In Israel, missile alert apps save lives — and spread anxiety
Published November 14, 2018
JERUSALEM (JTA) — Four years ago, on the eve of the Israeli military’s Gaza operation known as Protective Edge, a private developer created the Red Alert app providing real-time notification when missiles or rockets were fired into Israel.
Since then, Red Alert and smartphone apps like it have become tools for saving lives, social media sites in their own right — and a portable source of anxiety for Israelis already living in a state of high alert.
Earlier this week, as Hamas and other terrorist groups again fired hundreds of rockets at cities and towns in Israel’s south, alert apps were again pinging and buzzing their way into the Israeli psyche. When a reporter asked on Facebook if they made users anxious, Israelis were quick to agree.
“I had to turn it off,” Izzy Berkson said. “It was stressing me out a lot more than it should’ve.”
Aviva Adler said she had turned off notifications because “it was just too nerve-wracking.”
Inside the areas most likely to be targeted, the apps have become essential. But even those living at a distance from Gaza say they want to know when the missiles are incoming, often as a way of showing solidarity with their fellow Israelis.
“I use it, so that each time there is a siren anywhere, I pray for the people there to have strength and be safe,” said Chana Shields Rosenfelder of Beit Shemesh, a central Israeli city located between Jerusalem and Tel Aviv.
Barbara Freedman of Jerusalem echoed that feeling.
“I put on an app so that I am aware of the suffering of our brothers and sisters in the south, and so my life is not ‘business as usual,’” she said.
That impulse is felt even thousands of miles away.
Shmuel Katz, an American immigrant living in Beit Shemesh, recalled how his son, who had moved back to the United States, had gotten in trouble at work because his phone wouldn’t stop buzzing.

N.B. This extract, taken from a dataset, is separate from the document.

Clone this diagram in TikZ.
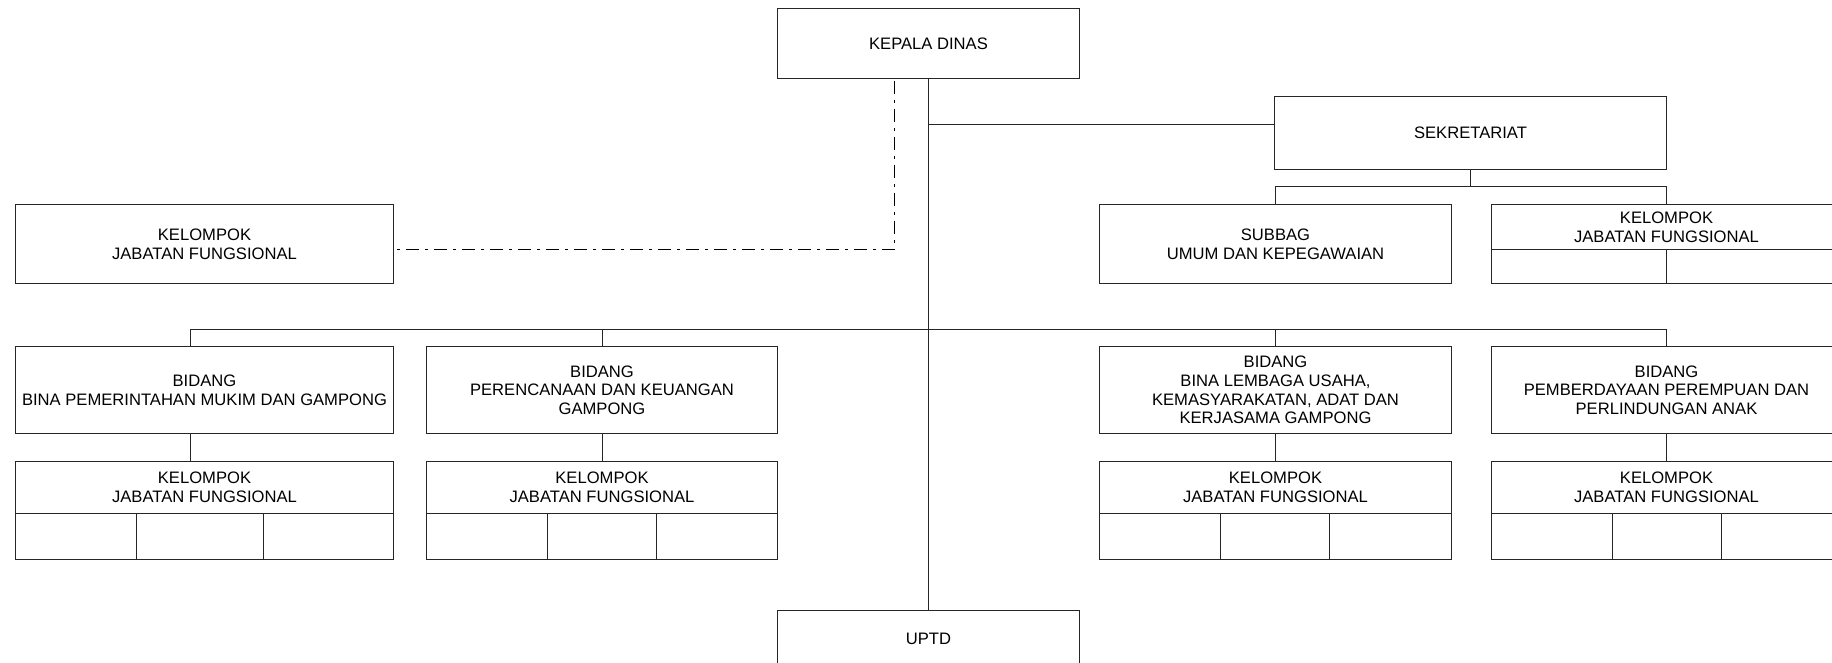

The son had to explain to a stunned supervisor that dozens of rockets were being launched at Israeli citizens, and that he had installed Red Alert in order to “keep up and make sure that his family here was safe.”
Paul Frosh, a professor of communications at Hebrew University, says the apps are in a tradition of more humble technologies, including church bells and sirens, that have been used not only to signal specific events but to “connect people to each other across space and time.” Like the Muslim call to prayer or the Shabbat siren that sounds in Jerusalem, he said they enable people to “feel part of the community at the same time.”
However, unlike those previous methods, users of the modern-day alert apps opt in and are “deliberately making themselves the subject of an emergency broadcast,” Frosh said. “That’s a very powerful opt-in medium of social solidarity and cohesion.”
Asked if he believes that the use of such apps contributes to the spread of anxiety among the population, Frosh replied that it very well might do so. But what he finds even more interesting is why people would choose to subject themselves to that.
“It’s almost as if people are saying ‘I should be anxious, I live in a community with these people, even if they are strangers,’ and it’s almost as if I have a moral [imperative] to experience their anxiety,” he said. “They may not benefit from their anxiety, but my being part of this emergency system is a sign of solidarity and makes me feel closer to them.”
For other users, the apps fill a more practical need, even if the government and military don’t always approve.
During the Israel-Hamas conflict in 2014, Daniel Tal-Or, who lives in Efrat, near Jerusalem, was having issues with Israel’s official air raid notification system.
“My wife is hearing impaired, and we had problems with the sirens not reaching everyone” in our town, he recalled. “In situations like this, it’s very important that you have a backup.”
With missiles from Gaza again raining down on Israel, Tal-Or created his own take on Red Alert. Sitting in front of his computer, he cobbled together a bot that would warn members of his family’s chat channel on the communications app Discord when a rocket threatened their location.
Tal-Or explained that he used data from the IDF Homefront Command’s website in programming his bot.
“It’s tolerated but not officially endorsed,” he said. “I suspect most of the apps are using this.”
According to Jameel, the pseudonymous author of the popular Muqata blog, who also included rocket alert capabilities in his app, “not only is the Homefront Command not helpful, but the apps go against what [it] wants. They do NOT want precision reports because Hamas uses it to align and improve their rockets against us.”
This, however, has not stopped programmers from developing these apps or users from installing them.
Yedidya Kennard, who developed one of the first such apps on Android during Operation Protective Edge, said even those who are not under fire want to “keep in touch and feel connected.”